Now, the extent of my pet-extravagance entails a cat (not a tiger) named Zip, two Australian shepherds named Foster and Wallaby, and a rescued West Highland terrier named Clover. They are certainly not as glamorous as a tiger. My cat may be fat and lazy and my dogs may love to howl themselves hoarse at passing ambulances, but at least they aren’t harboring a latent desire to rip my face off – that I know of.
Not everyone shares my contentment with plain old domestic pets. Some people don’t want to go all the way to the zoo or a wildlife preserve to see exotic animals. They would rather look out their windows from a safe distance to see bison, tropical birds, monkeys, and all manner of other creatures in their own backyard.
As exotic pet ownership continues to grow, so do my concerns for the animals being taken home.

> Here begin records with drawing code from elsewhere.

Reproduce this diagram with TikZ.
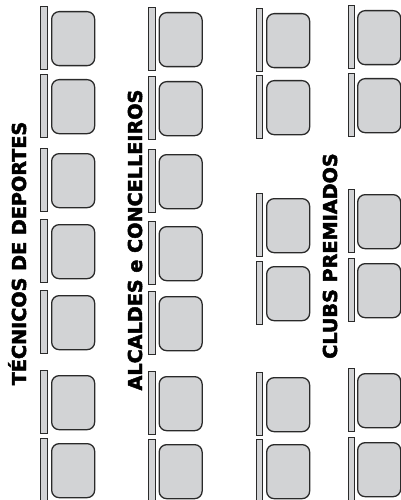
\documentclass[tikz,border=0pt]{standalone}
\usepackage{fontspec}
\newfontfamily\lblfont{DejaVu Sans}[BoldFeatures={FakeBold=2.5}]
\definecolor{seatfill}{HTML}{D2D3D5}
\definecolor{seatline}{HTML}{2A2A2A}
\tikzset{
  seatbox/.style={draw=seatline, fill=seatfill, line width=1.3pt, rounded corners=7.5pt,
    minimum width=43pt, minimum height=54pt, inner sep=0pt, anchor=north west},
  seatbar/.style={draw=seatline, fill=seatfill, line width=1.1pt,
    minimum width=6.5pt, minimum height=63pt, inner sep=0pt, anchor=north west},
  grouplabel/.style={font=\lblfont\bfseries\fontsize{19.2}{20}\selectfont, text=black,
    anchor=base, rotate=90, inner sep=0pt}
}
\begin{document}
\begin{tikzpicture}[x=1pt,y=-1pt]
\useasboundingbox (0,0) rectangle (401,500);
% column 1
\foreach \t [count=\i] in {11,79,153,224,295,375,443} {
  \node[seatbar] (ab\i) at (40,\t-5) {};
  \node[seatbox] (a\i) at (51,\t) {};
}
% column 2
\foreach \t [count=\i] in {12,81,154,226,296,376,444} {
  \node[seatbar] (bb\i) at (148,\t-5) {};
  \node[seatbox] (b\i) at (158.5,\t) {};
}
% column 3
\foreach \t [count=\i] in {13,80,198,266,377,444} {
  \node[seatbar] (cb\i) at (255.5,\t-5) {};
  \node[seatbox] (c\i) at (266,\t) {};
}
% column 4
\foreach \t [count=\i] in {10,78,194,263,373,442} {
  \node[seatbar] (db\i) at (347.5,\t-5) {};
  \node[seatbox] (d\i) at (357,\t) {};
}
\node[grouplabel] (l1) at (26,253.5) {TÉCNICOS DE DEPORTES};
\node[grouplabel] (l2) at (142,240) {ALCALDES e CONCELLEIROS};
\node[grouplabel] (l3) at (337,256) {CLUBS PREMIADOS};
\end{tikzpicture}
\end{document}
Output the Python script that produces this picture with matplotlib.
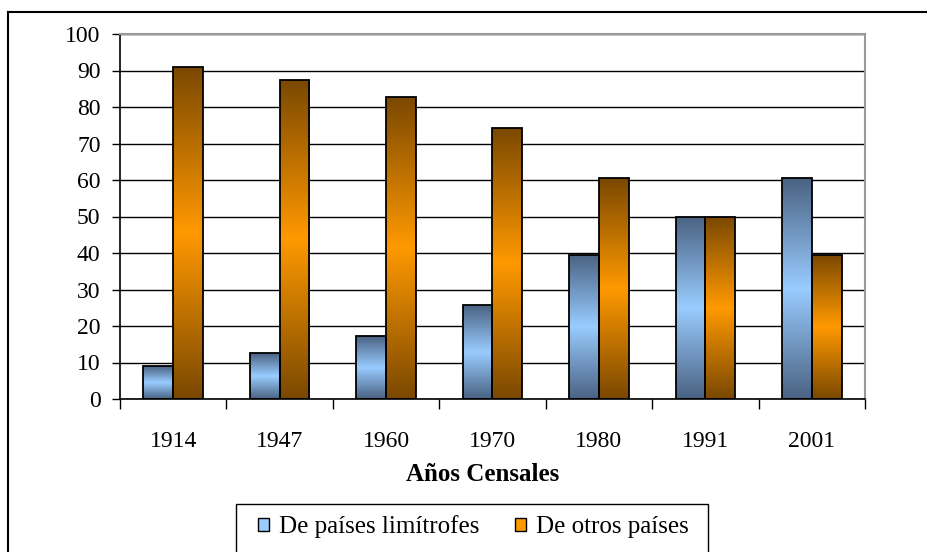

Unfortunately, there is no concrete definition of “exotic pet,” which can make the issue even more muddled. Some interpretations are broad enough to include pet store staples such as Guinea pigs, ferrets, and rats. Others try to limit the meaning to animals that were more recently in the wild. Still others use “exotic” to mean any animal that hasn’t been fully domesticated, but complete domestication can take generations upon generations and there is no standard definition in this case either. Domestic dogs and cats as we own them now have taken thousands of years to get to this point. More commonly, the colloquial usage seems to basically refer to any animal you can’t readily buy at your local pet store.